▶ _PROBLEM_: Reproduce exactly, and only, the lines of the material below running from the line bearing "Convert this chart" through the line bearing "const bottom = 500;". Leave any pictures out.

▶ _RECORDS_:
○ ○ ○ ○ ○
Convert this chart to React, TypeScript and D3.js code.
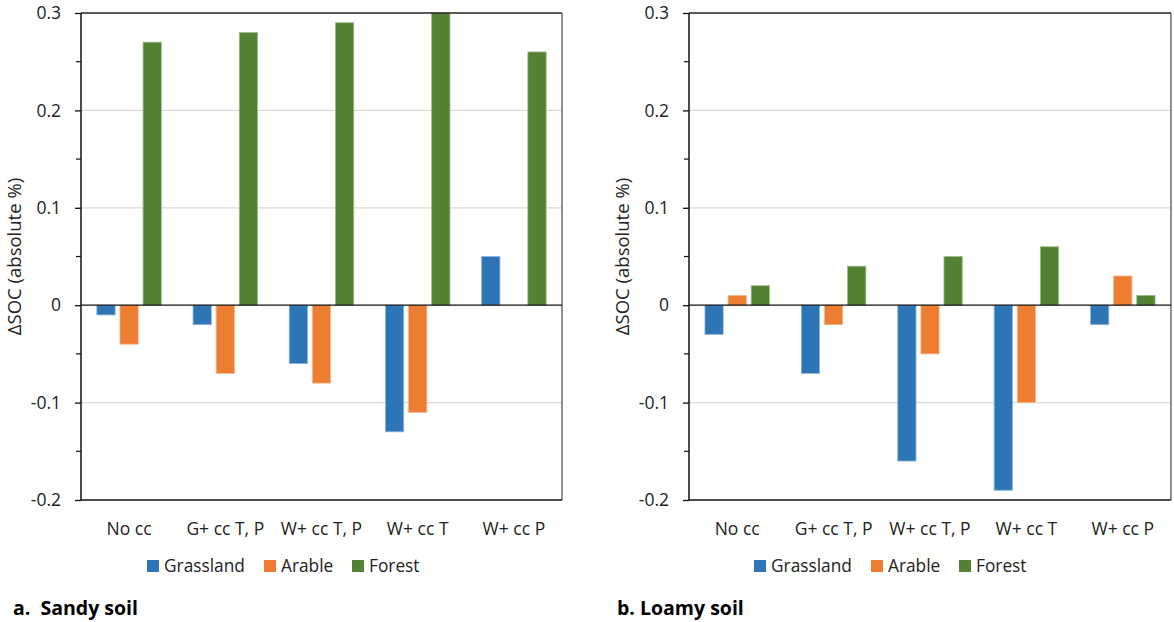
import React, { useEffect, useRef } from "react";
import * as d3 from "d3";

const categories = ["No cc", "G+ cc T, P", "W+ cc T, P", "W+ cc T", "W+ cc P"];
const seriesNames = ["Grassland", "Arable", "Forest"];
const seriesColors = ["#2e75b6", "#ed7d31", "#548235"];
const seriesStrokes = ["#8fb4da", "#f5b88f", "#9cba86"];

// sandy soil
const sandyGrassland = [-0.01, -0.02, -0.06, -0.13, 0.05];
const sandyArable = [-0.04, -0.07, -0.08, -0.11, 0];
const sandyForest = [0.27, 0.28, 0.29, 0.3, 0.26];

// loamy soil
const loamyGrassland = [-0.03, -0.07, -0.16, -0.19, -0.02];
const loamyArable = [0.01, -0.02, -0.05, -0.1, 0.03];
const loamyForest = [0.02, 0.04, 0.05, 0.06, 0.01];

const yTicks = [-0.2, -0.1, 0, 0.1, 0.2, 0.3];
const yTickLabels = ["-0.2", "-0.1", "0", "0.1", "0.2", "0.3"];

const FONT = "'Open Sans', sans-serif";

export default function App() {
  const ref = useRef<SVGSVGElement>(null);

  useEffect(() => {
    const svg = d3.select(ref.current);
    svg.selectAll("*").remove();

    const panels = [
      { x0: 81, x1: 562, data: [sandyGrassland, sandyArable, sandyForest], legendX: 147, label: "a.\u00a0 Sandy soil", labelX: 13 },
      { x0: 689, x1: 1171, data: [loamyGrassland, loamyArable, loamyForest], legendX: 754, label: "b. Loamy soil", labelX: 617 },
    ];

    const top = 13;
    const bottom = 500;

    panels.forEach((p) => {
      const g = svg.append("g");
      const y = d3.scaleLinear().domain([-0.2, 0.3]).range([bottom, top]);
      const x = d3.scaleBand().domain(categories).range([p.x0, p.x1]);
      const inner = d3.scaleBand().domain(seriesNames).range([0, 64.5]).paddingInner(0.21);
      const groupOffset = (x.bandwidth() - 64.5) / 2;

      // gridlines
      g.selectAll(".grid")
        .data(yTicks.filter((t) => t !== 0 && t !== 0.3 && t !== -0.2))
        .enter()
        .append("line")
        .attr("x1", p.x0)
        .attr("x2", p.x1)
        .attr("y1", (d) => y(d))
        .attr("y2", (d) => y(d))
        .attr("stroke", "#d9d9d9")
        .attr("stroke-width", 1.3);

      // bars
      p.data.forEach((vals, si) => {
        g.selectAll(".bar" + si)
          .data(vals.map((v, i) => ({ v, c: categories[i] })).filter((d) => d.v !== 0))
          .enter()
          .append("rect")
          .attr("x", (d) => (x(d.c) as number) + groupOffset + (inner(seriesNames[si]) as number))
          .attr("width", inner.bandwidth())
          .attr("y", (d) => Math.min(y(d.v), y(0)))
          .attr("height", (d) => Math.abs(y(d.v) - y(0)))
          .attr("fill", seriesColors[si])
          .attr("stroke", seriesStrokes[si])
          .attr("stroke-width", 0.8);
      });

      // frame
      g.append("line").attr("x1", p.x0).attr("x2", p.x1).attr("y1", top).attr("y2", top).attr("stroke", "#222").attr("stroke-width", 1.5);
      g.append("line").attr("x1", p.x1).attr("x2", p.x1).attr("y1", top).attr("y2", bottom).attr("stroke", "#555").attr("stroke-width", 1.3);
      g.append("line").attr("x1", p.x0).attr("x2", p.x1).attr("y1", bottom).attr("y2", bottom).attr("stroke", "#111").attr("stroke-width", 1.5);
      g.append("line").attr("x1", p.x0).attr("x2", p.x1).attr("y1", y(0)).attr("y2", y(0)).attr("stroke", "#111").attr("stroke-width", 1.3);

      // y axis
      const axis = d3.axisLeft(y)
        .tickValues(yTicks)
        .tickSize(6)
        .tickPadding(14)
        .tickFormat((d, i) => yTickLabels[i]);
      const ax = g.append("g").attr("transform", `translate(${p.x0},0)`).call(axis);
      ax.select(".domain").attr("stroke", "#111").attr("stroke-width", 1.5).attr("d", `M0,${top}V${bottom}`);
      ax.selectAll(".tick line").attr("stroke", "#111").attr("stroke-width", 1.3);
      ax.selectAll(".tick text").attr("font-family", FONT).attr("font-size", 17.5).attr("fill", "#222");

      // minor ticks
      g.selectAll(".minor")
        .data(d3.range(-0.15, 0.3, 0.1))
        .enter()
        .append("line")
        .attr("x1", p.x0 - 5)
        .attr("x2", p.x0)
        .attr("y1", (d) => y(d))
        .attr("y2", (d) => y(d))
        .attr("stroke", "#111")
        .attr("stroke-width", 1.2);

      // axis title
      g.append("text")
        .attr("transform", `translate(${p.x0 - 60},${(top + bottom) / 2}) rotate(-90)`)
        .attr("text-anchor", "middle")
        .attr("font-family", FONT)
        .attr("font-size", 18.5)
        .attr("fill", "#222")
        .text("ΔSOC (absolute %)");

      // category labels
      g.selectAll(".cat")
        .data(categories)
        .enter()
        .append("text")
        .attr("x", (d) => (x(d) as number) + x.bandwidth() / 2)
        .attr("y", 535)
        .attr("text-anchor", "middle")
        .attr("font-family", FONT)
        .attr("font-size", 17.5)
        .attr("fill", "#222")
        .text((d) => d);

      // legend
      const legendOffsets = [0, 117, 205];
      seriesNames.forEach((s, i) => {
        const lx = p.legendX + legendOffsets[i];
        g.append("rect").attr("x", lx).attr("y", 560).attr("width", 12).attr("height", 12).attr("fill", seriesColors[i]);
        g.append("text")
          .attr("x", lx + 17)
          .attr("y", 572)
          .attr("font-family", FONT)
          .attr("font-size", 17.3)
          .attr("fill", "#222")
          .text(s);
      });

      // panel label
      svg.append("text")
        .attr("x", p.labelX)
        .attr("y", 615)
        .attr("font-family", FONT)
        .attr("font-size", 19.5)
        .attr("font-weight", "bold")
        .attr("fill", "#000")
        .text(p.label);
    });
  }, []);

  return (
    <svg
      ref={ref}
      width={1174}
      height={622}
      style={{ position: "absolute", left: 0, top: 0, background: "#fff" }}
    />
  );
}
○ ○ ○ ○ ○
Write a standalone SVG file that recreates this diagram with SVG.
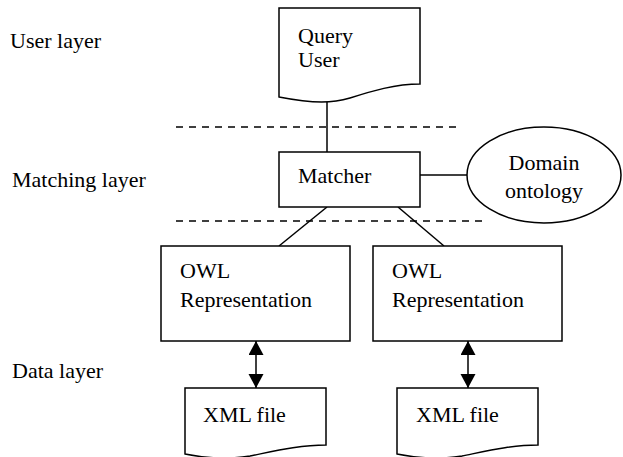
○ ○ ○ ○ ○
▶ _EXERCISE RESPONSE_:
Convert this chart to React, TypeScript and D3.js code.
import React, { useEffect, useRef } from "react";
import * as d3 from "d3";

const categories = ["No cc", "G+ cc T, P", "W+ cc T, P", "W+ cc T", "W+ cc P"];
const seriesNames = ["Grassland", "Arable", "Forest"];
const seriesColors = ["#2e75b6", "#ed7d31", "#548235"];
const seriesStrokes = ["#8fb4da", "#f5b88f", "#9cba86"];

// sandy soil
const sandyGrassland = [-0.01, -0.02, -0.06, -0.13, 0.05];
const sandyArable = [-0.04, -0.07, -0.08, -0.11, 0];
const sandyForest = [0.27, 0.28, 0.29, 0.3, 0.26];

// loamy soil
const loamyGrassland = [-0.03, -0.07, -0.16, -0.19, -0.02];
const loamyArable = [0.01, -0.02, -0.05, -0.1, 0.03];
const loamyForest = [0.02, 0.04, 0.05, 0.06, 0.01];

const yTicks = [-0.2, -0.1, 0, 0.1, 0.2, 0.3];
const yTickLabels = ["-0.2", "-0.1", "0", "0.1", "0.2", "0.3"];

const FONT = "'Open Sans', sans-serif";

export default function App() {
  const ref = useRef<SVGSVGElement>(null);

  useEffect(() => {
    const svg = d3.select(ref.current);
    svg.selectAll("*").remove();

    const panels = [
      { x0: 81, x1: 562, data: [sandyGrassland, sandyArable, sandyForest], legendX: 147, label: "a.\u00a0 Sandy soil", labelX: 13 },
      { x0: 689, x1: 1171, data: [loamyGrassland, loamyArable, loamyForest], legendX: 754, label: "b. Loamy soil", labelX: 617 },
    ];

    const top = 13;
    const bottom = 500;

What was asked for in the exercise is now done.